Растущее количество «верующих без религии» дало возможность некоторым современным исследователям, таким как В.Поссенти или М.Эпштейн, говорить о специфическом феномене «гражданской религии» или «бедной веры», характеризующейся «моральной верой, истины которой были приняты в качестве гарантии одухотворения социального факта» и весьма своеобразными представлениями об ином мире и способах его взаимодействия с миром человека.
Еще ранее, в начале 1960-х гг. один из крупнейших западных теологов прошлого столетия Карл Ранер назвал таких людей «Анонимными христианами», предельно расширив это понятие и включив в него всех, кто даже не знает Бога, но живет праведной жизнью.
Таким образом, мы видим, что восстанавливающаяся религиозность ищет для себя абсолютно новые формы воплощения и уже обрела почву в сознании трети наиболее активных членов общества. В какую сторону пойдет эта религиозность? Отвечая на этот вопрос, можно согласиться с Э.Фроммом, который считал, что с XVI века не было иного периода, который бы так походил на нынешнее время, как Реформация, по целому ряду параметров.
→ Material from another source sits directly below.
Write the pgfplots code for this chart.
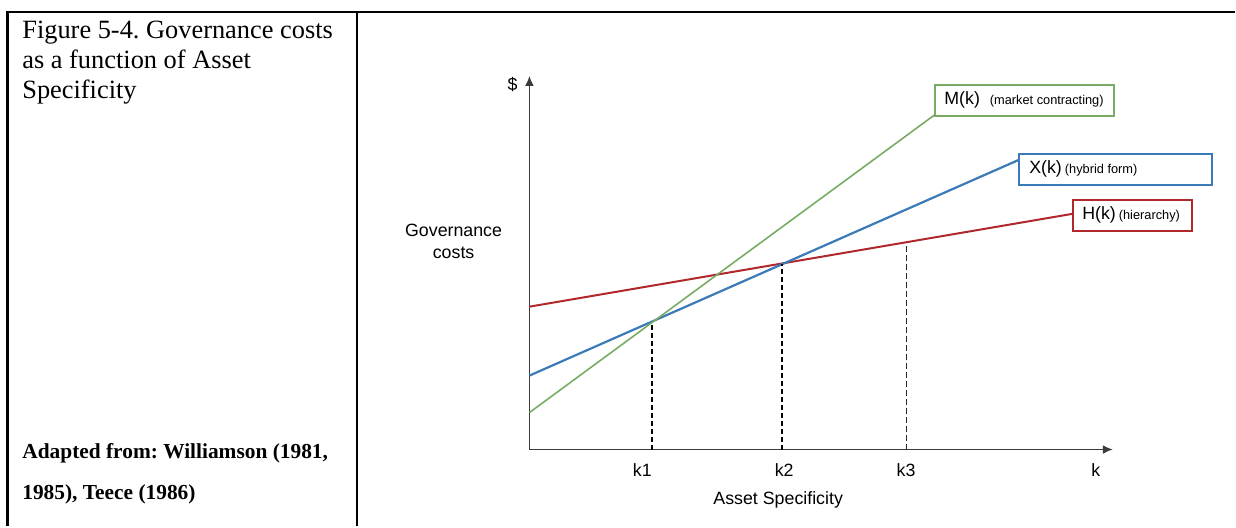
\documentclass[border=0pt]{standalone}
\usepackage{pgfplots}
\pgfplotsset{compat=1.18}
\usepackage{fontspec}
\setmainfont{Liberation Sans}
\newfontfamily\timesfont{Liberation Serif}
\usetikzlibrary{arrows.meta}
\definecolor{mgreen}{RGB}{120,172,100}
\definecolor{xblue}{RGB}{58,122,185}
\definecolor{hred}{RGB}{176,40,44}
\definecolor{axgray}{RGB}{60,60,60}
\newcommand{\lab}{\fontsize{8.9}{11}\selectfont}
\newcommand{\sml}{\fontsize{6.4}{7}\selectfont}
\frenchspacing
\begin{document}
\frenchspacing
\begin{tikzpicture}
\begin{axis}[
  x=0.5pt, y=0.5pt,
  xmin=530, xmax=1114, ymin=77, ymax=451,
  axis lines=left,
  axis line style={axgray, line width=0.7pt, -{Latex[length=5pt,width=4.4pt]}},
  clip=false,
  xtick={643,785,907,1097},
  xticklabels={k1,k2,k3,k},
  ytick=\empty,
  major tick length=0pt,
  xticklabel style={font=\lab, yshift=-3.5pt},
  xlabel={Asset Specificity},
  xlabel style={at={(axis description cs:0.4264,-0.134)}, anchor=center, font=\lab},
  ylabel={Governance\\costs},
  ylabel style={rotate=-90, at={(axis description cs:-0.130,0.556)}, anchor=center, align=center, font=\lab},
]
% frame and bounding box
\path (axis cs:0,0) rectangle (axis cs:1236,527);
\draw[line width=1.3pt] (axis cs:7.5,0) -- (axis cs:7.5,515) -- (axis cs:1236,515);
\draw[line width=1.1pt] (axis cs:357,0) -- (axis cs:357,515);
% left cell text
\node[anchor=base west, inner sep=0pt, font=\timesfont\fontsize{13.2}{15}\selectfont] at (axis cs:22,488) {Figure 5-4. Governance costs};
\node[anchor=base west, inner sep=0pt, font=\timesfont\fontsize{13.2}{15}\selectfont] at (axis cs:22,458) {as a function of Asset};
\node[anchor=base west, inner sep=0pt, font=\timesfont\fontsize{13.2}{15}\selectfont] at (axis cs:22,428) {Specificity};
\node[anchor=base west, inner sep=0pt, font=\timesfont\bfseries\fontsize{10.7}{12}\selectfont] at (axis cs:22,68) {Adapted from: Williamson (1981,};
\node[anchor=base west, inner sep=0pt, font=\timesfont\bfseries\fontsize{10.7}{12}\selectfont] at (axis cs:22,27) {1985), Teece (1986)};
% dollar sign
\node[font=\lab] at (axis cs:513,442) {\$};
% curves
\addplot[hred, line width=1pt] coordinates {(530,220) (1074,313)};
\addplot[xblue, line width=1.1pt] coordinates {(530,151) (1020,367)};
\addplot[mgreen, line width=0.8pt] coordinates {(530,114) (937,413)};
% dashed verticals
\addplot[black, dash pattern=on 2.5pt off 1.5pt, line width=0.9pt] coordinates {(653,77) (653,205)};
\addplot[black, dash pattern=on 2.5pt off 1.5pt, line width=0.9pt] coordinates {(783,77) (783,263)};
\addplot[black!85, dash pattern=on 3pt off 1.5pt, line width=0.6pt] coordinates {(907.5,77) (907.5,284)};
% label boxes
\draw[mgreen, line width=0.9pt, fill=white] (axis cs:936,411) rectangle (axis cs:1115,442);
\node[anchor=west, inner sep=0pt] at (axis cs:945,426.5) {\lab M(k)\hspace{5pt}\sml(market contracting)};
\draw[xblue, line width=0.9pt, fill=white] (axis cs:1020,342) rectangle (axis cs:1213,373);
\node[anchor=west, inner sep=0pt] at (axis cs:1030,357.5) {\lab X(k)\hspace{1.5pt}\sml(hybrid form)};
\draw[hred, line width=0.9pt, fill=white] (axis cs:1074,296) rectangle (axis cs:1193,327);
\node[anchor=west, inner sep=0pt] at (axis cs:1083,311.5) {\lab H(k)\hspace{1.5pt}\sml(hierarchy)};
\end{axis}
\end{tikzpicture}
\end{document}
Подчеркивают эти аналогии глобализационные процессы. Можно обратить внимание на то, что с началом процесса глобализации именно американский протестантизм стал позиционировать себя как активного участника этого процесса (в отличие от католиков и православных), постоянно нагружая этот процесс новыми смыслами и содержанием. По замечанию религиоведа С.Филатова «с некоторой долей огрубления сложной и противоречивой реальности можно говорить, что глобализация это американизация». Продолжая эту логическую цепочку, мы неизбежно приходим к тому, что глобализация — это протестантизация, о чем вполне откровенно пишет тот же С.Филатов. «Религиозная система ценностей и свойственная американскому обществу роль религии в жизни народа составляет духовную основу глобализации. Зародившаяся в недрах протестантизма (в первую очередь, кальвинизма) в уникальных исторических условиях 18 в., в сложившейся в американских колониях системе взаимоотношений церкви, государства и общества, модель бытования религии в общественном сознании в наши дни победно шествует по всему миру».
Таким образом, сегодня мы наблюдаем процесс утверждения новой цивилизационной модели XXI века, которая формируется протестантскими США, в то время как цивилизационная модель XX столетия была сформирована в пространстве «эпохи Просвещения» Старого Света. А если шире — европейскими революциями, начиная с Великой Французской революции 1789-1794 годов и заканчивая октябрьским переворотом 1917 года.
Однако протестантизм новой цивилизационной модели будет уже не Лютеранство и не Кальвинизм, а отколовшиеся от них наиболее радикальные и современные направления, имеющие лишь условную связь с первоисточником.
Так, некоторое время тому назад кардинал Курт Кох, председатель Папского совета содействия христианскому единству, констатировал «большой рост евангельских и пятидесятнических движений», которые сегодня количественно уже вторые после Католической Церкви в мире и заявил, что пришло время выделить четвертый тип христианства: «Мы вынуждены говорить сегодня о «пентекостолизации» христианства или о четвертом типе христианства: католики, православные, протестанты и пятидесятники. Это является серьезным вызовом для будущего». Таким образом, новая религиозность, проходя мимо Католической Церкви, вливается в принципиально новые формы, не удовлетворяясь ни одной из существующих старых, что является еще одним важнейшим фактором кризиса Католицизма. Его никто не отменяет — его просто деактуализируют, вытесняют на обочину, превращают в архив под буколическим названием «Et ego in Arcadia fui».
Совершенно очевидно, что эта глобальная проблема может быть решена только чрезвычайными и максимальными усилиями. Однако пока никаких попыток мы не видим. Поэтому на этом фоне напряженное ожидание, что, может быть, хоть гомосексуалисты предложат христианской общине «дары и качества, которыми они обладают», после того, как таких даров не дождались от соборов, пап и энциклик, а также званые вечеринки в Сикстинской Капелле выглядят хрестоматийными плясками на похоронах и пикником на развалинах.
И это в то время, когда, несомненно, мы уже видим поворот к подлинным ценностям, когда духовная реконкиста стала свершившимся фактом — сражение в Бордо, под которым можно понимать 1990-е, лишь приблизило битву при Пуатье. Зачем проигрывать уже почти проигравшим — непонятно. Но, видимо, кризису Католической Церкви суждено свершиться.